Virtual worlds are not entertainment media. There are entertainments within them, but the worlds themselves are neutral. That's true of Decentraland, Second Life, Sominium Space, and even VRchat. You have to make your own fun. Or find some place where someone else has made something fun.

The world itself is completely indifferent to you. It's not like playing a game, where the game forces you to do something immediately. It's like arriving in a new city on a bus and being dropped off at the big bus station. (Second Life's Social Island 10 is the Port Authority Bus Terminal of Second Life.)

This completely throws many new users. They want to be entertained, or told what to do. If your idea of a good time is being given access to a good workshop, Second Life can be very satisfying. Minecraft players do fine in SL. FPS gamers, not so much. If you're not very creative, it can be extremely frustrating. A majority of the population is not that creative.

Second Life has a social scene, and until you figure the place out, you're on the outside looking in. This drives many new users nuts. Some try being annoying. Then they discover the hard way how Second Life handles that. They get banned from a club by the club owner. They find that some clubs share ban lists, and now they're locked out of multiple venues. Anyone can ban anyone from their land for any reason, and Linden Lab will not interfere. Linden Lab itself does do some rule enforcement, but you have to file a complaint and wait a few days until the tiny Governance unit gets around to it. This is for situations where you'd call the cops in real life. There's no outsourced army of minimum wage moderators armed with ban hammers. It's all social pressure.

You can get a vehicle and just drive around. You'll pass houses, stores, gas stations, art galleries, coffee shops, farms, malls, vacant lots... Just like real life. It turns out that if you let people build, mostly they build familiar stuff. There are castles, fantasy areas and space stations, but mostly, people replicate suburban America.

Much of Second Life is rather banal. Linden Lab decided to build an island of unfurnished suburban houses with nice landscaping and rent them out, for people who wanted a pre-built lifestyle. After five expansions, there are now over 60,000 of those, with each user paying about US$100/year. People have parties, BBQs, and other suburban stuff. Really.
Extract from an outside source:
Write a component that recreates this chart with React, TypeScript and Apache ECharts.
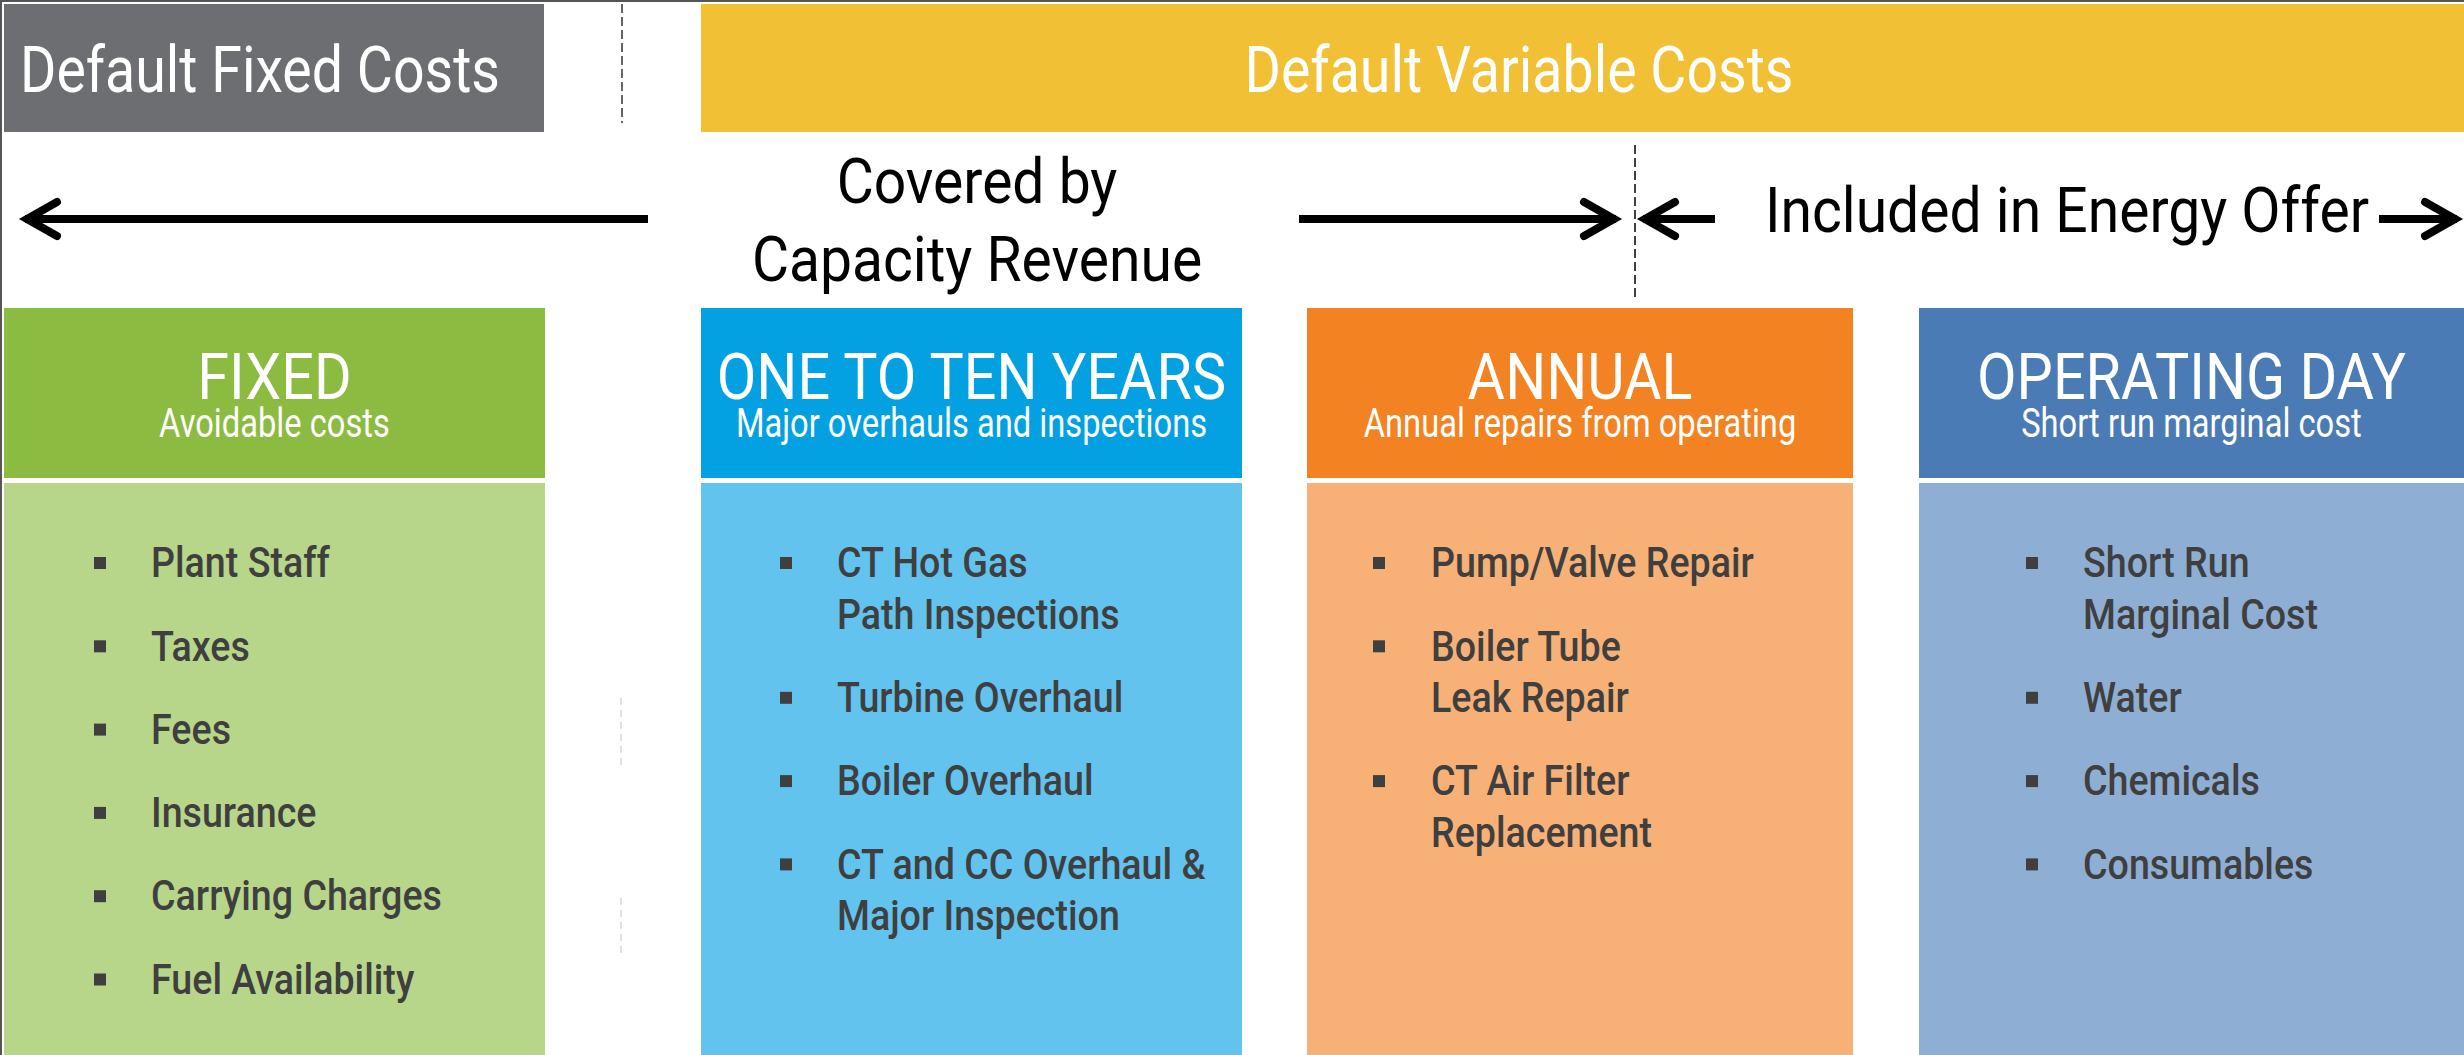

The technology is not the problem. Figuring out what to do once you have the technology is the problem.

2 comments

Thanks John. SL devs should check out Roblox, plenty of fun experiences in there.
Thank you for your post, I find it very fascinating.

I used to play MUDs back in the day and they had a protocol that, in theory, could allow you to move from MUD to MUD and transfer your character. I don't think it ever got really popular though, due to all the problems you can imagine from trying to seamlessly move between completely different MUDs. This is all from memory, so I could be mistaken about specifics.

When second life first came out I think I logged onto it a few times and then concluded it was a gimmick and haven't really been back since. I think your post explains very nicely why it never drew me in, I thought I was logging into a game.